Today, hydrogen has several industrial uses, including in oil refining, ammonia production, methanol production, and steel production. Clean hydrogen can significantly reduce the carbon footprint of these industries. DOE's H2@Scale initiative is researching the vast impact hydrogen can have on different applications, including heavy duty applications that are hard to decarbonize using other approaches. Examples include heavy duty trucks, rail transportation and maritime applications as well as backup power for data centers.

Some Challenges Remain

Although clean hydrogen could be an important source of energy in the future, limitations still exist.
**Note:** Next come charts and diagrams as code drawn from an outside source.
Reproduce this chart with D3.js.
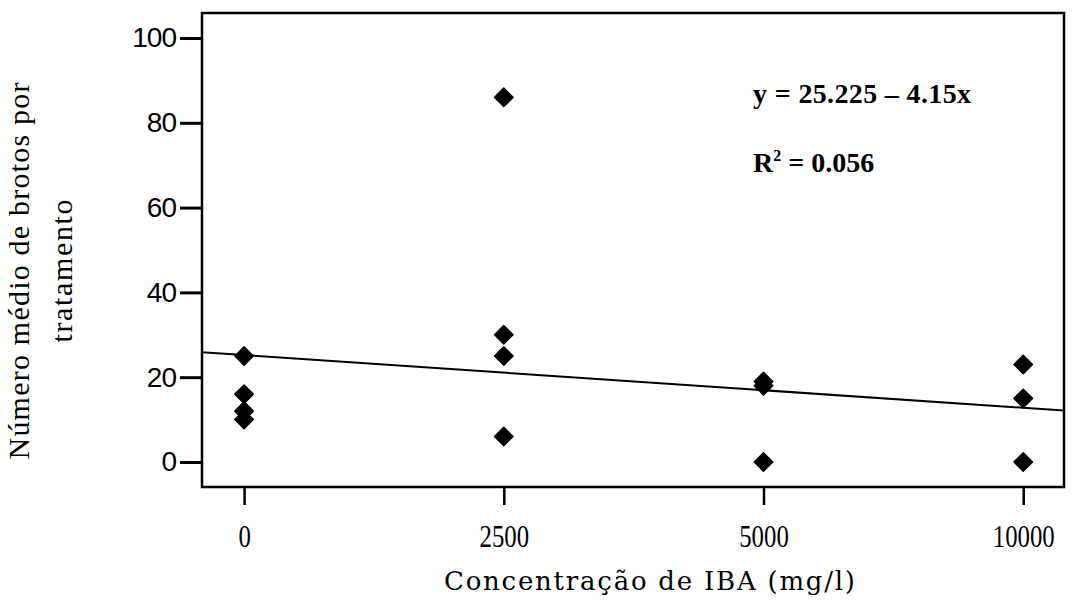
<!DOCTYPE html>
<html>
<head>
<meta charset="utf-8">
<script src="https://cdn.jsdelivr.net/npm/d3@7"></script>
<style>
  body { margin: 0; background: #fff; }
  svg { display: block; }
</style>
</head>
<body>
<svg id="chart" width="1075" height="607"></svg>
<script>
// data
const categories = ["0", "2500", "5000", "10000"];
const values0 = [25, 16, 12, 10];
const values2500 = [86, 30, 25, 6];
const values5000 = [19, 18, 0];
const values10000 = [23, 15, 0];
const yTicks = [0, 20, 40, 60, 80, 100];
const intercept = 25.225;
const slope = -4.15;

const groups = [values0, values2500, values5000, values10000];
const points = [];
groups.forEach((vals, i) => vals.forEach(v => points.push({ i: i, v: v })));

const svg = d3.select("#chart");
const box = { left: 202, right: 1064, top: 13, bottom: 487 };

// categories sit on an evenly spaced index scale
const x = d3.scaleLinear().domain([-0.162, 3.157]).range([box.left, box.right]);
const y = d3.scaleLinear().domain([-5.9, 105.9]).range([box.bottom, box.top]);

// y axis
const yAxis = svg.append("g")
  .attr("transform", `translate(${box.left},0)`)
  .call(d3.axisLeft(y).tickValues(yTicks).tickSize(22).tickPadding(4));
yAxis.select(".domain").remove();
yAxis.selectAll(".tick line").attr("stroke", "#000").attr("stroke-width", 3);
yAxis.selectAll(".tick text")
  .attr("font-family", "Liberation Sans, Arial, sans-serif")
  .attr("font-size", 28)
  .attr("letter-spacing", -1)
  .attr("fill", "#000");

// x axis
const xAxis = svg.append("g")
  .attr("transform", `translate(0,${box.bottom})`)
  .call(d3.axisBottom(x).tickValues([0, 1, 2, 3]).tickFormat(i => categories[i]).tickSize(18).tickPadding(20));
xAxis.select(".domain").remove();
xAxis.selectAll(".tick line").attr("stroke", "#000").attr("stroke-width", 2.5);
xAxis.selectAll(".tick text")
  .attr("font-family", "Liberation Serif, Times New Roman, serif")
  .attr("font-size", 31)
  .attr("transform", "scale(0.8,1)")
  .attr("fill", "#000");

// frame
svg.append("rect")
  .attr("x", box.left).attr("y", box.top)
  .attr("width", box.right - box.left).attr("height", box.bottom - box.top)
  .attr("fill", "none").attr("stroke", "#000").attr("stroke-width", 2.5);

// regression line
const lineX = x.domain();
svg.append("line")
  .attr("x1", x(lineX[0])).attr("y1", y(intercept + slope * lineX[0]))
  .attr("x2", x(lineX[1])).attr("y2", y(intercept + slope * lineX[1]))
  .attr("stroke", "#000").attr("stroke-width", 2);

// diamonds
svg.selectAll(".pt")
  .data(points)
  .enter()
  .append("path")
  .attr("class", "pt")
  .attr("d", d3.symbol().type(d3.symbolSquare).size(170))
  .attr("transform", d => `translate(${x(d.i)},${y(d.v)}) rotate(45)`)
  .attr("fill", "#000")
  .attr("stroke", "#000")
  .attr("stroke-width", 1.5)
  .attr("stroke-linejoin", "round");

// equation
svg.append("text")
  .attr("x", 753).attr("y", 103)
  .attr("font-family", "Liberation Serif, Times New Roman, serif")
  .attr("font-weight", "bold")
  .attr("font-size", 28)
  .attr("textLength", 218)
  .text("y = 25.225 \u2013 4.15x");

const r2 = svg.append("text")
  .attr("x", 753).attr("y", 172)
  .attr("font-family", "Liberation Serif, Times New Roman, serif")
  .attr("font-weight", "bold")
  .attr("font-size", 28);
r2.append("tspan").text("R");
r2.append("tspan").attr("dy", -11).attr("font-size", 16).text("2");
r2.append("tspan").attr("dy", 11).text(" = 0.056");

// axis titles
svg.append("text")
  .attr("x", 444).attr("y", 590)
  .attr("font-family", "DejaVu Serif, serif")
  .attr("font-size", 26)
  .attr("textLength", 411)
  .text("Concentração de IBA  (mg/l)");

const yTitle = svg.append("g").attr("transform", "translate(0,271) rotate(-90)");
yTitle.append("text")
  .attr("x", 0).attr("y", 29)
  .attr("text-anchor", "middle")
  .attr("font-family", "Liberation Serif, Times New Roman, serif")
  .attr("font-size", 30)
  .attr("textLength", 377)
  .text("Número médio de brotos por");
yTitle.append("text")
  .attr("x", 0).attr("y", 72)
  .attr("text-anchor", "middle")
  .attr("font-family", "Liberation Serif, Times New Roman, serif")
  .attr("font-size", 30)
  .attr("textLength", 143)
  .text("tratamento");
</script>
</body>
</html>
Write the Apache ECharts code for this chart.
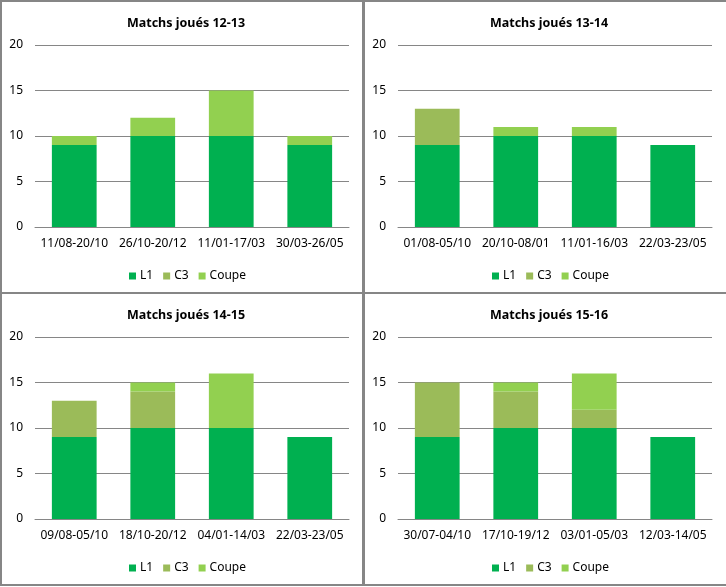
<!DOCTYPE html>
<html>
<head>
<meta charset="utf-8">
<script src="https://cdn.jsdelivr.net/npm/echarts@6/dist/echarts.min.js"></script>
<style>
html,body{margin:0;padding:0;background:#fff;}
#c{width:726px;height:587px;}
</style>
</head>
<body>
<div id="c"></div>
<script>
// Data
const titles = ['Matchs joués 12-13', 'Matchs joués 13-14', 'Matchs joués 14-15', 'Matchs joués 15-16'];
const categories = [
  ['11/08-20/10', '26/10-20/12', '11/01-17/03', '30/03-26/05'],
  ['01/08-05/10', '20/10-08/01', '11/01-16/03', '22/03-23/05'],
  ['09/08-05/10', '18/10-20/12', '04/01-14/03', '22/03-23/05'],
  ['30/07-04/10', '17/10-19/12', '03/01-05/03', '12/03-14/05']
];
const seriesNames = ['L1', 'C3', 'Coupe'];
const l1 = [
  [9, 10, 10, 9],
  [9, 10, 10, 9],
  [9, 10, 10, 9],
  [9, 10, 10, 9]
];
const c3 = [
  [0, 0, 0, 0],
  [4, 0, 0, 0],
  [4, 4, 0, 0],
  [6, 4, 2, 0]
];
const coupe = [
  [1, 2, 5, 1],
  [0, 1, 1, 0],
  [0, 1, 6, 0],
  [0, 1, 4, 0]
];
const yTicks = [0, 5, 10, 15, 20];

const colors = ['#00B050', '#9BBB59', '#92D050'];
const font = 'Noto Sans, Open Sans, sans-serif';

// panel layout
const panels = [
  {x: 0, y: 0},
  {x: 363, y: 0},
  {x: 0, y: 292},
  {x: 363, y: 292}
];

const grids = [], xAxes = [], yAxes = [], series = [], titleOpts = [], legends = [], graphics = [];
panels.forEach((p, i) => {
  grids.push({left: p.x + 35, top: p.y + 45, width: 314, height: 182, containLabel: false});
  xAxes.push({
    type: 'category', gridIndex: i, data: categories[i],
    axisLine: {show: true, lineStyle: {color: '#868686', width: 1}},
    axisTick: {show: false},
    axisLabel: {color: '#000', fontFamily: font, fontSize: 12, margin: 11, interval: 0}
  });
  yAxes.push({
    type: 'value', gridIndex: i, min: yTicks[0], max: yTicks[yTicks.length - 1], interval: 5,
    axisLine: {show: false}, axisTick: {show: false},
    axisLabel: {color: '#000', fontFamily: font, fontSize: 12, margin: 12},
    splitLine: {lineStyle: {color: '#868686', width: 1}}
  });
  const vals = [l1[i], c3[i], coupe[i]];
  seriesNames.forEach((n, k) => {
    series.push({
      name: n, type: 'bar', stack: 'p' + i, xAxisIndex: i, yAxisIndex: i,
      data: vals[k], barWidth: '57%', itemStyle: {color: colors[k]},
      emphasis: {disabled: true}
    });
  });
  titleOpts.push({
    text: titles[i], left: p.x + 181, top: p.y + 12, textAlign: 'center',
    textStyle: {fontFamily: font, fontSize: 12.5, fontWeight: 'bold', color: '#000'}
  });
  legends.push({
    data: seriesNames, left: p.x + 124, top: p.y + 265, itemWidth: 7, itemHeight: 7, itemGap: 10,
    icon: 'rect', selectedMode: false,
    textStyle: {fontFamily: font, fontSize: 12, color: '#000', padding: [0, 0, 0, -1]}
  });
  graphics.push({
    type: 'rect', shape: {x: p.x + 1, y: p.y + 1, width: 362 + (p.x > 0 ? 10 : 0), height: 292},
    style: {fill: 'none', stroke: '#868686', lineWidth: 2}, silent: true, z: 100
  });
});

const chart = echarts.init(document.getElementById('c'), null, {renderer: 'canvas'});
chart.setOption({
  animation: false,
  backgroundColor: '#fff',
  title: titleOpts,
  legend: legends,
  grid: grids,
  xAxis: xAxes,
  yAxis: yAxes,
  series: series,
  graphic: graphics
});
</script>
</body>
</html>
Because it currently costs more to produce, hydrogen from renewables accounts for less than 1% of annual hydrogen production, while hydrogen from natural gas represents 95%. To reduce the carbon footprint of hydrogen production and enable at scale hydrogen use, on June 7, 2021, DOE announced the Hydrogen Shot, aiming to reduce the cost of clean hydrogen by 80% to $1 per 1 kilogram in 1 decade ("1 1 1").

Since hydrogen flammable, similar to other gaseous fuels, and has low energy density (i.e., it takes up physical space), storage and transport is also a challenge. Bulk transportation of hydrogen will require further investments in pressurizing, cooling, transport pipelines, and local hydrogen production for direct use. Hydrogen from renewables is also currently less efficient due to the conversion processes, with some energy lost during electrolysis. However, research work and demonstrations to tackle this challenge and to improve the efficiency in the electricity conversion process are underway. 

The Outlook for Hydrogen from Wind

While only a fraction of today’s energy mix, hydrogen produced using wind energy could become a key component in a global zero-carbon future. DOE’s Hydrogen and Fuel Cell Technologies Office is looking at scenarios showing potential for 5X growth in hydrogen production from current levels.  As offshore wind and other renewables grow, the opportunities to produce and store clean hydrogen will also expand. Clean hydrogen can help the United States and other countries meet the energy demands of tomorrow.